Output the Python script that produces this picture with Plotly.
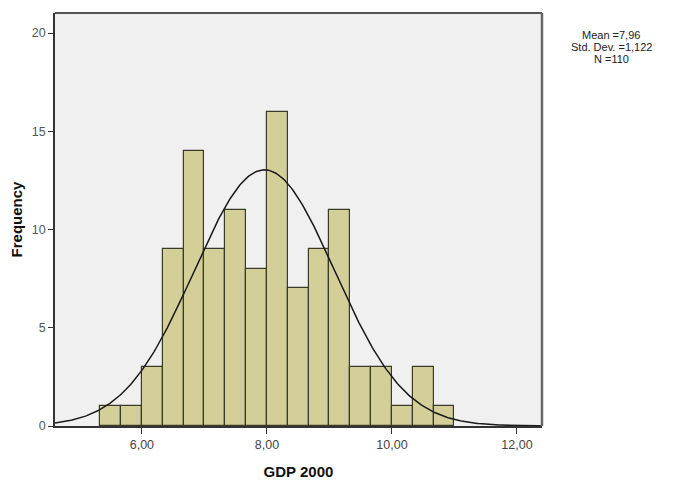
import numpy as np
import plotly.graph_objects as go

# Data
counts = [1, 1, 3, 9, 14, 9, 11, 8, 16, 7, 9, 11, 3, 3, 1, 3, 1]
bin_start = 16 / 3
bin_width = 1 / 3
mean_val = 7.96
std_val = 1.122
n_val = 110
x_ticks = [6, 8, 10, 12]
x_tick_labels = ["6,00", "8,00", "10,00", "12,00"]
y_ticks = [0, 5, 10, 15, 20]
stats_lines = ["Mean =7,96", "Std. Dev. =1,122", "N =110"]

centers = [bin_start + bin_width * (i + 0.5) for i in range(len(counts))]

x_range = [4.61, 12.40]
y_range = [0, 21.02]

xs = np.linspace(x_range[0], x_range[1], 400)
ys = n_val * bin_width * np.exp(-0.5 * ((xs - mean_val) / std_val) ** 2) / (std_val * np.sqrt(2 * np.pi))

fig = go.Figure()
fig.add_trace(go.Bar(
    x=centers, y=counts, width=bin_width,
    marker=dict(color="#d4cf98", line=dict(color="#3a3a2a", width=1.2)),
    showlegend=False, hoverinfo="skip",
))
fig.add_trace(go.Scatter(
    x=xs, y=ys, mode="lines", line=dict(color="#1a1a1a", width=1.5),
    showlegend=False, hoverinfo="skip",
))

ann = []
for i, t in enumerate(stats_lines):
    ann.append(dict(
        text=t, xref="paper", yref="paper", x=1.1417, y=0.946 - i * 0.0285,
        xanchor="center", yanchor="middle", showarrow=False,
        font=dict(size=11, color="#222222"),
    ))

fig.update_layout(
    width=680, height=480,
    margin=dict(l=55, r=138, t=13, b=54),
    paper_bgcolor="white",
    plot_bgcolor="#f0f0f0",
    font=dict(family="Liberation Sans, Arial, sans-serif", size=12, color="#444444"),
    bargap=0,
    xaxis=dict(
        range=x_range, tickvals=x_ticks, ticktext=x_tick_labels,
        ticks="outside", ticklen=6, tickcolor="#333333",
        showgrid=False, zeroline=False, automargin=False,
        showline=True, linecolor="#333333", linewidth=1.5, mirror=False,
        tickfont=dict(size=12.5, color="#444444"),
        title=dict(text="<b>GDP 2000</b>", font=dict(size=15, color="#111111"), standoff=18),
    ),
    yaxis=dict(
        range=y_range, tickvals=y_ticks,
        ticks="outside", ticklen=5, tickcolor="#333333",
        showgrid=False, zeroline=False, automargin=False,
        showline=True, linecolor="#333333", linewidth=1.5, mirror=False,
        tickfont=dict(size=12.5, color="#555555"),
        title=dict(text="<b>Frequency</b>", font=dict(size=15, color="#111111"), standoff=6),
    ),
    shapes=[
        dict(type="line", xref="paper", yref="paper", x0=0, x1=1, y0=1, y1=1,
             line=dict(color="#555555", width=2)),
        dict(type="line", xref="paper", yref="paper", x0=1, x1=1, y0=0, y1=1,
             line=dict(color="#666666", width=2.5)),
    ],
    annotations=ann,
)

fig.write_html("out.html")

(Prompt) Take the listing above and print it exactly, apart from the pictures.

(Result for this task)
Output the Python script that produces this picture with Plotly.
import numpy as np
import plotly.graph_objects as go

# Data
counts = [1, 1, 3, 9, 14, 9, 11, 8, 16, 7, 9, 11, 3, 3, 1, 3, 1]
bin_start = 16 / 3
bin_width = 1 / 3
mean_val = 7.96
std_val = 1.122
n_val = 110
x_ticks = [6, 8, 10, 12]
x_tick_labels = ["6,00", "8,00", "10,00", "12,00"]
y_ticks = [0, 5, 10, 15, 20]
stats_lines = ["Mean =7,96", "Std. Dev. =1,122", "N =110"]

centers = [bin_start + bin_width * (i + 0.5) for i in range(len(counts))]

x_range = [4.61, 12.40]
y_range = [0, 21.02]

xs = np.linspace(x_range[0], x_range[1], 400)
ys = n_val * bin_width * np.exp(-0.5 * ((xs - mean_val) / std_val) ** 2) / (std_val * np.sqrt(2 * np.pi))

fig = go.Figure()
fig.add_trace(go.Bar(
    x=centers, y=counts, width=bin_width,
    marker=dict(color="#d4cf98", line=dict(color="#3a3a2a", width=1.2)),
    showlegend=False, hoverinfo="skip",
))
fig.add_trace(go.Scatter(
    x=xs, y=ys, mode="lines", line=dict(color="#1a1a1a", width=1.5),
    showlegend=False, hoverinfo="skip",
))

ann = []
for i, t in enumerate(stats_lines):
    ann.append(dict(
        text=t, xref="paper", yref="paper", x=1.1417, y=0.946 - i * 0.0285,
        xanchor="center", yanchor="middle", showarrow=False,
        font=dict(size=11, color="#222222"),
    ))

fig.update_layout(
    width=680, height=480,
    margin=dict(l=55, r=138, t=13, b=54),
    paper_bgcolor="white",
    plot_bgcolor="#f0f0f0",
    font=dict(family="Liberation Sans, Arial, sans-serif", size=12, color="#444444"),
    bargap=0,
    xaxis=dict(
        range=x_range, tickvals=x_ticks, ticktext=x_tick_labels,
        ticks="outside", ticklen=6, tickcolor="#333333",
        showgrid=False, zeroline=False, automargin=False,
        showline=True, linecolor="#333333", linewidth=1.5, mirror=False,
        tickfont=dict(size=12.5, color="#444444"),
        title=dict(text="<b>GDP 2000</b>", font=dict(size=15, color="#111111"), standoff=18),
    ),
    yaxis=dict(
        range=y_range, tickvals=y_ticks,
        ticks="outside", ticklen=5, tickcolor="#333333",
        showgrid=False, zeroline=False, automargin=False,
        showline=True, linecolor="#333333", linewidth=1.5, mirror=False,
        tickfont=dict(size=12.5, color="#555555"),
        title=dict(text="<b>Frequency</b>", font=dict(size=15, color="#111111"), standoff=6),
    ),
    shapes=[
        dict(type="line", xref="paper", yref="paper", x0=0, x1=1, y0=1, y1=1,
             line=dict(color="#555555", width=2)),
        dict(type="line", xref="paper", yref="paper", x0=1, x1=1, y0=0, y1=1,
             line=dict(color="#666666", width=2.5)),
    ],
    annotations=ann,
)

fig.write_html("out.html")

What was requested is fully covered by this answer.